Last week, the U.S. Congress passed the Nutrition Reform and Work Opportunity Act, which would cut the federal food assistance program by $40 billion over ten years. This comes atop cuts already scheduled to take effect in November, as economic stimulus funds expire. The state legislature will also have to renew the $3 million in yearly state spending if it wishes to continue our state-run school meals program. There is no guarantee they will do so.
For the economically downtrodden, the elected officials hired to steer the ship seem poised to aim for troubled waters. And it’s hard not to feel like something’s wrong with the compass.
In 2011, SNAP kept 4.7 million Americans out of poverty. Every $1 increase in SNAP benefits generates $1.70 in economic activity, according to data from the Center on Budget and Policy Priorities. In other words, investing in citizens teetering on the poverty line generates healthy returns – all while fighting child hunger.
SNAP is a good program. Our lawmakers should get that.
The threats to our food assistance programs are growing in frequency, and the economic and social benefits that the program creates are being ignored at the same pace. But a single Alaskan making $18,655 (130% of the poverty level; the maximum eligibility for food assistance) won’t have much luck scoring an affordable lobbyist to argue that point in Juneau.
So, I have a suggestion.
A 2011 news headline from the Anchorage Daily News, describes how lobbying takes shape just outside the doorstep of the capitol building in Juneau:

Lobbyists also wine and dine legislators…. BP lobbyist Paul Quensel and Exxon lobbyist Dan Seckers treated the co-chairs of the Senate Finance Committee, Bert Stedman and Lyman Hoffman, and Hoffman’s wife last year. They also picked up the tab for Wasilla Sen. Charlie Huggins, Anchorage Sen. Lesil McGuire, North Pole Sen. John Coghill, Kenai Sen. Tom Wagoner, as well as Wagoner’s wife….

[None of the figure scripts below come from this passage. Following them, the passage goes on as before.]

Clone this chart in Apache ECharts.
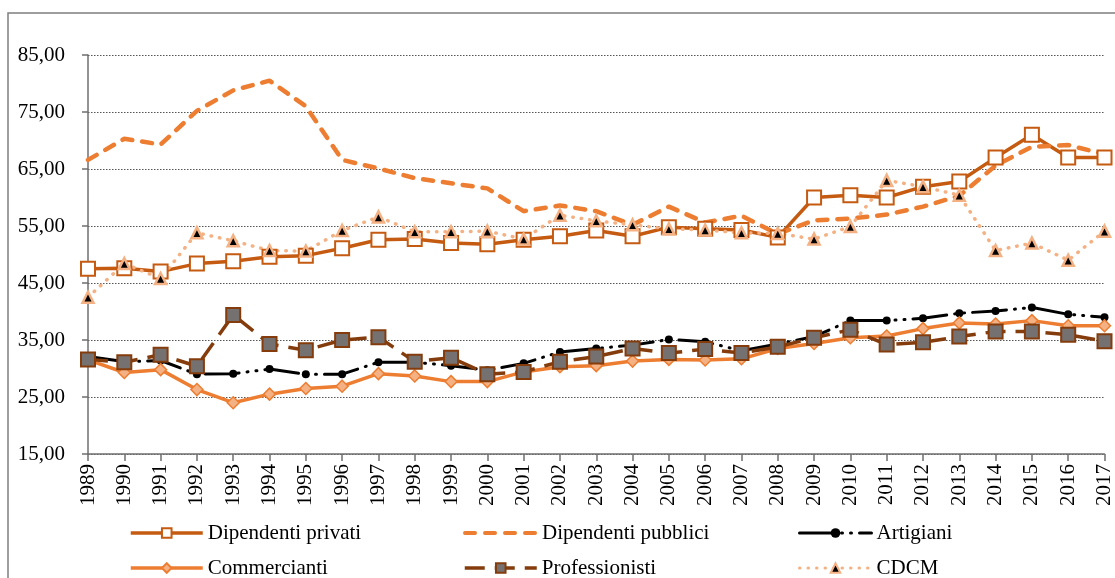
<!DOCTYPE html>
<html>
<head>
<meta charset="utf-8">
<script src="https://cdn.jsdelivr.net/npm/echarts@6/dist/echarts.min.js"></script>
<style>
  html, body { margin: 0; padding: 0; background: #fff; }
  #chart { width: 1115px; height: 578px; }
</style>
</head>
<body>
<div id="chart"></div>
<script>
// anni
var years = ['1989','1990','1991','1992','1993','1994','1995','1996','1997','1998',
    '1999','2000','2001','2002','2003','2004','2005','2006','2007','2008',
    '2009','2010','2011','2012','2013','2014','2015','2016','2017'];

// serie
var dipPrivati = [47.5, 47.6, 47.0, 48.4, 48.8, 49.6, 49.8, 51.1, 52.6, 52.7,
    52.0, 51.8, 52.6, 53.2, 54.2, 53.2, 54.8, 54.5, 54.3, 53.0,
    60.0, 60.4, 60.0, 61.9, 62.8, 67.0, 71.0, 67.0, 67.0];
var dipPubblici = [66.6, 70.3, 69.3, 75.2, 78.8, 80.5, 76.0, 66.6, 65.1, 63.4,
    62.5, 61.6, 57.6, 58.6, 57.6, 55.2, 58.4, 55.6, 56.8, 53.6,
    56.0, 56.3, 57.0, 58.4, 60.3, 65.6, 68.9, 69.2, 67.6];
var artigiani = [32.1, 31.2, 31.4, 29.0, 29.1, 29.9, 29.0, 29.0, 31.1, 31.1,
    30.5, 29.7, 30.9, 32.9, 33.5, 34.1, 35.1, 34.7, 33.1, 34.3,
    35.6, 38.4, 38.4, 38.8, 39.7, 40.1, 40.7, 39.5, 39.0];
var commercianti = [31.5, 29.3, 29.8, 26.3, 24.0, 25.5, 26.5, 26.9, 29.1, 28.7,
    27.7, 27.7, 29.4, 30.3, 30.5, 31.3, 31.6, 31.5, 31.7, 33.5,
    34.4, 35.4, 35.7, 37.0, 38.0, 37.8, 38.4, 37.5, 37.5];
var professionisti = [31.6, 31.1, 32.4, 30.4, 39.4, 34.3, 33.2, 35.0, 35.5, 31.2,
    31.9, 29.0, 29.4, 31.2, 32.1, 33.5, 32.7, 33.4, 32.7, 33.8,
    35.4, 36.8, 34.2, 34.6, 35.6, 36.5, 36.5, 35.9, 34.8];
var cdcm = [42.5, 48.4, 45.8, 53.8, 52.4, 50.7, 50.6, 54.2, 56.6, 54.0,
    54.0, 54.1, 52.7, 56.9, 55.9, 55.2, 54.5, 54.3, 53.8, 53.7,
    52.7, 54.9, 63.0, 61.9, 60.4, 50.7, 52.0, 49.0, 54.1];

var font = 'Liberation Serif';

var chart = echarts.init(document.getElementById('chart'));

function legendAt(item, left, top, lineWidth) {
    return {
        data: [item],
        left: left,
        top: top,
        padding: 0,
        itemWidth: 72,
        itemHeight: 12,
        selectedMode: false,
        lineStyle: { width: lineWidth },
        textStyle: { fontFamily: font, fontSize: 21, color: '#000', lineHeight: 22 }
    };
}

var option = {
    backgroundColor: '#fff',
    animation: false,
    graphic: [{
        type: 'rect',
        shape: { x: 8, y: 13, width: 1300, height: 700 },
        style: { fill: 'none', stroke: '#7f7f7f', lineWidth: 1.5 },
        silent: true
    }],
    grid: { left: 88, right: 3, top: 55, bottom: 124 },
    legend: [
        legendAt('Dipendenti privati', 129, 522, 3.5),
        legendAt({ name: 'Dipendenti pubblici', itemStyle: { opacity: 0 } }, 463, 522, 4),
        legendAt('Artigiani', 798, 522, 3),
        legendAt('Commercianti', 129, 557, 3.5),
        legendAt('Professionisti', 463, 557, 3.5),
        legendAt('CDCM', 798, 557, 3)
    ],
    xAxis: {
        type: 'category',
        data: years,
        boundaryGap: false,
        axisLine: { lineStyle: { color: '#6f6f6f', width: 1.5 } },
        axisTick: { show: true, length: 7, lineStyle: { color: '#6f6f6f', width: 1.5 } },
        axisLabel: { rotate: 90, interval: 0, margin: 10, fontFamily: font, fontSize: 21, color: '#000' }
    },
    yAxis: {
        type: 'value',
        min: 15,
        max: 85,
        interval: 10,
        axisLine: { show: true, lineStyle: { color: '#6f6f6f', width: 1.5 } },
        axisTick: { show: true, length: 6, lineStyle: { color: '#6f6f6f', width: 1.5 } },
        axisLabel: {
            margin: 23, fontFamily: font, fontSize: 21, color: '#000',
            formatter: function (v) { return v.toFixed(2).replace('.', ','); }
        },
        splitLine: { lineStyle: { color: '#555', type: [1.5, 1.5], width: 1.2 } }
    },
    series: [{
        name: 'Dipendenti privati',
        type: 'line',
        data: dipPrivati,
        symbol: 'rect',
        symbolSize: 14,
        lineStyle: { color: '#C55A11', width: 3.5 },
        itemStyle: { color: '#fff', borderColor: '#C55A11', borderWidth: 2 }
    }, {
        name: 'Dipendenti pubblici',
        type: 'line',
        data: dipPubblici,
        symbol: 'none',
        lineStyle: { color: '#ED7D31', width: 4.5, type: [10, 10], cap: 'round' },
        itemStyle: { color: '#ED7D31' }
    }, {
        name: 'Artigiani',
        type: 'line',
        data: artigiani,
        symbol: 'circle',
        symbolSize: 8,
        lineStyle: { color: '#000', width: 3, type: [34, 8, 1, 8, 1, 8], cap: 'round' },
        itemStyle: { color: '#000' }
    }, {
        name: 'Commercianti',
        type: 'line',
        data: commercianti,
        symbol: 'diamond',
        symbolSize: 12,
        lineStyle: { color: '#ED7D31', width: 3.5 },
        itemStyle: { color: '#F4B183', borderColor: '#ED7D31', borderWidth: 1.5 }
    }, {
        name: 'Professionisti',
        type: 'line',
        data: professionisti,
        symbol: 'rect',
        symbolSize: 14,
        lineStyle: { color: '#843C0C', width: 3.5, type: [20, 10] },
        itemStyle: { color: '#767171', borderColor: '#843C0C', borderWidth: 2 }
    }, {
        name: 'CDCM',
        type: 'line',
        data: cdcm,
        symbol: 'triangle',
        symbolSize: 11,
        lineStyle: { color: '#F4B183', width: 3.5, type: [0.5, 8], cap: 'round' },
        itemStyle: { color: '#000', borderColor: '#F4B183', borderWidth: 2.5 }
    }]
};

chart.setOption(option);
</script>
</body>
</html>
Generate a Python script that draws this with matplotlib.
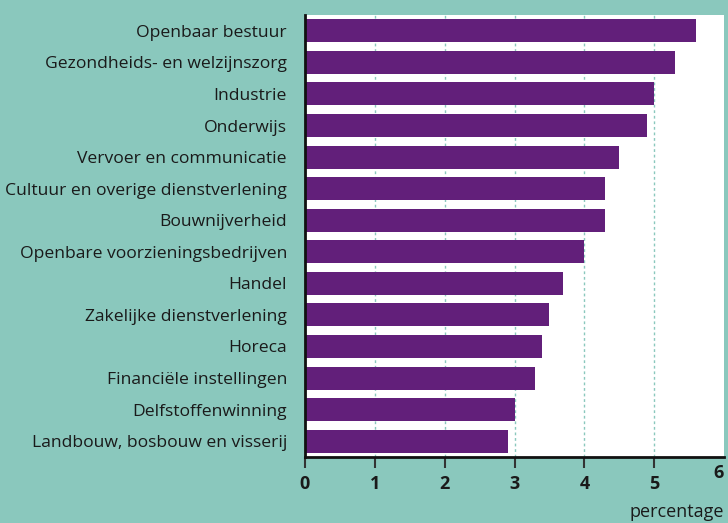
import matplotlib.pyplot as plt

# sectors, top to bottom
sectors = [
    "Openbaar bestuur",
    "Gezondheids- en welzijnszorg",
    "Industrie",
    "Onderwijs",
    "Vervoer en communicatie",
    "Cultuur en overige dienstverlening",
    "Bouwnijverheid",
    "Openbare voorzieningsbedrijven",
    "Handel",
    "Zakelijke dienstverlening",
    "Horeca",
    "Financiële instellingen",
    "Delfstoffenwinning",
    "Landbouw, bosbouw en visserij",
]
values = [5.6, 5.3, 5.0, 4.9, 4.5, 4.3, 4.3, 4.0, 3.7, 3.5, 3.4, 3.3, 3.0, 2.9]
xticks = [0, 1, 2, 3, 4, 5]

bg = "#8ac8bd"
bar_color = "#621f7a"
text_color = "#1a1a1a"

plt.rcParams['font.family'] = ['Open Sans', 'DejaVu Sans']

fig = plt.figure(figsize=(7.28, 5.23), dpi=100, facecolor=bg)
ax = fig.add_axes([305 / 728, 1 - 457 / 523, 419 / 728, 442 / 523])
ax.set_facecolor("white")

ypos = list(range(len(sectors)))
ax.barh(ypos, values, height=0.73, color=bar_color, zorder=2)

ax.set_xlim(0, 6)
ax.set_ylim(len(sectors) - 0.5, -0.5)

ax.set_yticks(ypos)
ax.set_yticklabels(sectors, fontsize=12.6, color=text_color)
ax.tick_params(axis='y', length=0, pad=13)

ax.set_xticks(xticks)
ax.set_xticklabels([str(t) for t in xticks], fontsize=13, fontweight='bold', color=text_color)
ax.tick_params(axis='x', length=8, width=1.5, color="#333333", pad=5)

# the last tick label sits a bit higher in the original
ax.text(6, -0.015, "6", transform=ax.get_xaxis_transform(), ha='right', va='top',
        fontsize=13, fontweight='bold', color=text_color)

ax.grid(axis='x', color=bg, linestyle=(0, (2, 2)), linewidth=1, zorder=1)

for side in ['top', 'right']:
    ax.spines[side].set_visible(False)
ax.spines['left'].set_linewidth(2)
ax.spines['bottom'].set_linewidth(2)
ax.spines['left'].set_color("#111111")
ax.spines['bottom'].set_color("#111111")

fig.text(724 / 728, 1 - 512 / 523, "percentage", ha='right', va='center',
         fontsize=13, color=text_color)

fig.savefig("out.png", dpi=100, facecolor=bg)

Seckers reported that he spent just over $900 on food and beverages for legislators, spouses and staff last year. BP’s Quesnel put down expenses of nearly $500.

Alaska passed an ethics law in 2007, carving out an exemption for money lobbyists spend on legislators, so long as it is used to purchase “food and/or beverages for immediate consumption.” The lobbyists have to report any restaurant or bar tabs exceeding $15.
A $15 limit (which isn’t as much a limit as it is a reporting requirement) per meal tallies to a daily total of $45; three and a half times more than the upper range of SNAP recipient benefits.
So, why don’t we limit lobbyist “food and/or beverages” expenditures on legislators to the rate of food assistance benefits? If special interest groups wish to influence our elected officials through a little liquid lubrication or a nice, red-centered, filet mignon, our legislators will have to make sure the 93,000 Alaskans currently receiving SNAP benefits are receiving similar accommodations.
Are you a single lawmaker? Well then, you cap out at about $7.86 per meal. Hopefully you made happy hour.
It’s unfortunate that creating “politician-hunger” – or at least, politician-inconvenience – seems like the needed incentive to draw attention to child hunger, veteran-hunger, elderly-hunger, and poverty-hunger (i.e., constituent-hunger). But if elected officials won’t voluntarily walk in their constituents’ shoes through projects like the Food Stamp Challenge, maybe we should bring the challenge to them. Maybe we’d end up with a little more parity in the system.
Beats hoping they’ll notice the signs.